La politique monétaire est menée par les banques centrales. On distingue deux types de politiques monétaires :
- Une politique monétaire expansionniste qui consiste à augmenter la masse monétaire, l'objectif étant de stimuler l'activité économique. Cette politique passe par une baisse des taux d'intérêt directeurs, donc une diminution "du coût de l'argent". En effet, en diminuant les taux directeurs auxquels elle prête aux banques commerciales, la Banque centrale diminue le coût du crédit pour les banques commerciales. Celles-ci peuvent à leur tour diminuer les taux d'intérêt (et donc le coût des crédits) qu'elles accordent aux agents économiques (ménages et entreprises). L'investissement des entreprises et la consommation des ménages devraient donc augmenter, ce qui doit permettre, à terme, une croissance de l'emploi et de la production. Une création excessive de monnaie peut toutefois conduire à de l'inflation.
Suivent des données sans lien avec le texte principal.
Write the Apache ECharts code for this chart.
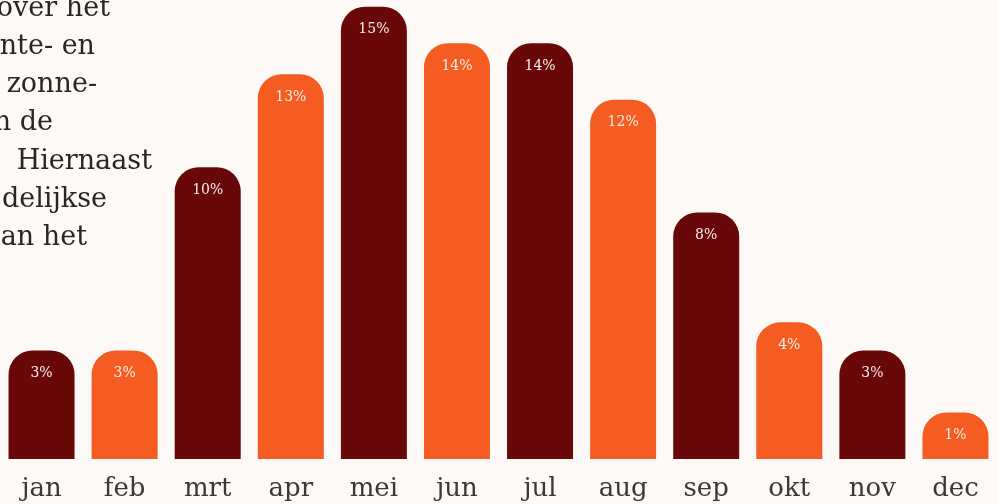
<!DOCTYPE html>
<html>
<head>
<meta charset="utf-8">
<script src="https://cdn.jsdelivr.net/npm/echarts@6/dist/echarts.min.js"></script>
<style>
    html, body { margin: 0; padding: 0; background: #fdf9f6; }
    #chart { width: 998px; height: 504px; }
</style>
</head>
<body>
<div id="chart"></div>
<script>
// maanden en aandeel per maand (%)
var months = ['jan', 'feb', 'mrt', 'apr', 'mei', 'jun', 'jul', 'aug', 'sep', 'okt', 'nov', 'dec'];
var shares = [3.1, 3.1, 9.6, 12.9, 15.3, 14.0, 14.0, 12.0, 8.0, 4.1, 3.1, 0.9];

// tekst links (afgesneden door de rand)
var introLines = ['over het', 'nte- en', 'zonne-', 'n de', 'Hiernaast', 'delijkse', 'an het'];
var introRight = [110, 95, 97, 53, 152, 107, 87];

var colors = ['#690809', '#f45c22'];
var yMin = -0.75;

var chart = echarts.init(document.getElementById('chart'));

var graphics = [];
for (var i = 0; i < introLines.length; i++) {
    graphics.push({
        type: 'text',
        x: introRight[i],
        y: 22 + i * 38.3,
        style: {
            text: introLines[i],
            align: 'right',
            verticalAlign: 'bottom',
            fill: '#2a2626',
            font: '27px "DejaVu Serif"'
        }
    });
}

var option = {
    backgroundColor: '#fdf9f6',
    animation: false,
    grid: {
        left: -3,
        width: 1000,
        top: 1,
        bottom: 45
    },
    xAxis: {
        type: 'category',
        data: months,
        axisLine: { show: false },
        axisTick: { show: false },
        axisLabel: {
            color: '#3a3838',
            fontFamily: 'DejaVu Serif',
            fontSize: 26,
            margin: 17
        }
    },
    yAxis: {
        type: 'value',
        min: yMin,
        max: 15.5,
        show: false,
        splitLine: { show: false }
    },
    graphic: graphics,
    series: [{
        type: 'custom',
        data: shares.map(function (v, i) { return [i, v]; }),
        renderItem: function (params, api) {
            var top = api.coord([api.value(0), api.value(1)]);
            var base = api.coord([api.value(0), yMin]);
            var w = 66;
            return {
                type: 'group',
                children: [{
                    type: 'rect',
                    shape: {
                        x: top[0] - w / 2,
                        y: top[1],
                        width: w,
                        height: base[1] - top[1],
                        r: [24, 24, 0, 0]
                    },
                    style: { fill: colors[params.dataIndex % 2] }
                }, {
                    type: 'text',
                    style: {
                        text: Math.round(api.value(1)) + '%',
                        x: top[0],
                        y: top[1] + 23,
                        align: 'center',
                        verticalAlign: 'middle',
                        fill: '#f9eee6',
                        font: '14px "DejaVu Serif"'
                    }
                }]
            };
        }
    }]
};

chart.setOption(option);
</script>
</body>
</html>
- Une politique monétaire restrictive qui diminue au contraire la masse monétaire, l'objectif principal étant de lutter contre l'inflation. Cette politique passe donc par une hausse des taux d'intérêt directeurs, qui limite ainsi l'octroi de crédits par les banques, entraînant une baisse de la demande et de l'investissement. Le risque est qu'en diminuant ainsi la demande, la croissance ralentisse.
Les politiques conjoncturelles en union monétaire
Les politiques budgétaires sont du ressort des États. Cependant, dans la zone euro, le Pacte de stabilité et de croissance (PSC) limite les possibilités de relance budgétaire, puisque le déficit des États doit rester sous les 3 % de PIB.
Les politiques monétaires sont elles aussi contraintes. L'union monétaire a conduit les membres de la zone euro à abandonner leur politique monétaire au profit d'une politique monétaire commune conduite par la Banque centrale européenne. L'objectif principal de la BCE est la lutte contre l'inflation. Elle a pour moyen le taux d'intérêt directeur, qui est le coût du crédit qu'elle accorde aux banques commerciales. Cependant, la crise actuelle a poussé la BCE à outrepasser ces règles. La BCE est intervenue pour sauver des banques de la faillite et limiter la récession en zone euro, et elle a mis en œuvre des politiques dites "non conventionnelles", c'est-à-dire passant par d'autres moyens que les taux d'intérêt directeurs : elle a notamment racheté des obligations d'États en difficulté (mécanisme appelé quantitive easing)
La Fed (la Banque centrale des USA), elle, poursuit un triple objectif : lutter contre l'inflation, assurer la croissance et le plein-emploi.
La difficulté de la politique monétaire commune en zone euro est que les différents pays de cette zone ont des caractéristiques différentes, et notamment des taux d'inflation différents. Les différents pays ont donc besoin de politiques monétaires différentes, adaptées à leur situation particulière.
Ainsi, le PSC et la politique monétaire commune rendent difficile la mise en place de politiques budgétaires de relance de la demande. Cela peut mettre en difficulté les pays où la croissance est faible et le taux de chômage élevé.